Mandating ‘ask the staff’ labelling be applied to packages of PPDS food with supporting information for consumers in writing.

Whilst this would improve the provision of allergen information to consumers and increase consumer awareness there is a concern that certain consumers would not be sufficiently confident in asking for allergen information particularly in busy retail environments. Also, if food were taken off premises to be provided to a third party this similarly would not improve the information provided.

Policy option 3

Mandating allergen-only labelling on food packaging of PPDS foods.

Whilst this is accepted it would lead to greater consumer confidence it is highlighted that this would restrict a food businesses ability to substitute ingredients without relabelling costs; also businesses may simply chose to remove certain items from their menus thereby reducing consumer choice in general and food businesses may simply rely on their labelling thereby reducing the options for consumers to discuss other food intolerances/sensitivities directly.

Policy option 4

Mandating full ingredient list labelling of PPDS foods.

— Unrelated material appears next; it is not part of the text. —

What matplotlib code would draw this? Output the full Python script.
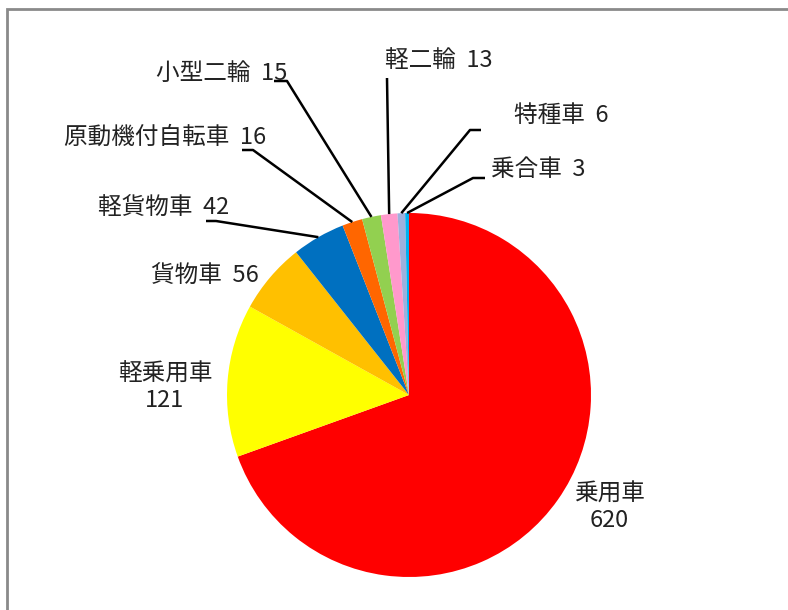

This would remove the distinction between prepackaged foods and PPDS foods and thereby any confusion for consumers. Similarly to option 3 however this might thereby restrict a caterers ability to substitute ingredients and incur greater labelling costs, increase potential for errors and may redfuce dialogue between consumers and staff. There would however be full information provided to consumers and so would reduce allergy incidences and increase confidence.

The consultation expects that mandating specific allergen or full ingredient labelling will disproportionately affect small and micro businesses. Small changes in their cost or profit levels can affect sustainability and cause them to go out of business. However, overall it forms the conclusion that competition would not be adversely affected although innovation may be deterred, sustainability and environment are stated would not be adversely affected.

Allergy UK CEO, Cara Jones, has been quoted as stating: ‘The broader food industry needs to do more than just the bare minimum when it comes to catering for the allergic community.’

It seems clear that more transparent and easier to access information on any allergens present needs to be provided in a more robust way across the industry and that this may, in due course, be set out via a national amendment to the Food Information Regulations 2014 (FIR). It is recommended that in the interim any food businesses that prepack foods on site robustly review their processes to ensure clear policies on allergens and information clearly signposted and accessible for consumers.

The consultation closes on 29 March 2019.